Blondes are not sluts. There are blondes who are slutty but there are also brunettes who could be considered to be a bit "fur coat and no knickers". I think all forms of stereotyping are wrong. People are individuals and should not be labelled as being either blonde or clever- why can't they be both? either a careers woman or a home maker- why are those incompatible? I don't understand why society has to box people up and file them away under a series of traits and characteristics. Why can't we just all accept that we are all human? That we all deserve equal rights and opportunities and that none of us should be made fun of because of something we can't change? I could dye my hair but i will always be blonde underneath. I won't dye my hair because i love seeing the shock on people's faces when i make a valid, intelligent point and they realise that my hair colour doesn't affect my brain function. 

We shouldn't make any kind of prejudice or stereotyping into a joke. By doing so we normalise it, make it ok, make it funny. We turn it from something to be ashamed of into something that doesn't matter. But it does matter. 

I have a sense of humour.
It just doesn't rely on making other people feel bad about themselves. 
I don't have a sense of humour at the expense of other people.
Because, really, what is the point of making someone laugh if you are making someone else cry?
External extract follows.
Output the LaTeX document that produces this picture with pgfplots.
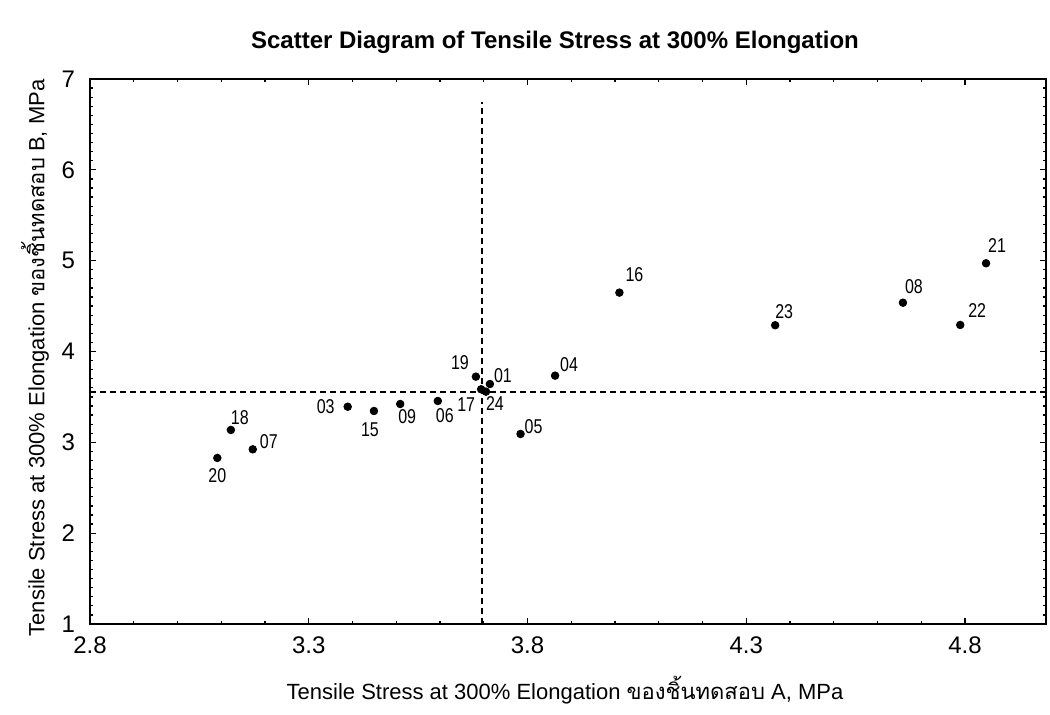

So... my tip for today is: Think about the jokes you make. Maybe you haven't realised that you say "no offence" too much. Maybe you haven't realised that you often laugh at women or blondes or people from another race? Maybe you haven't realised that actually you stereotype people a lot? Think about it. If you are someone who jokes about people's hair colour then maybe you should stop. It's really annoying.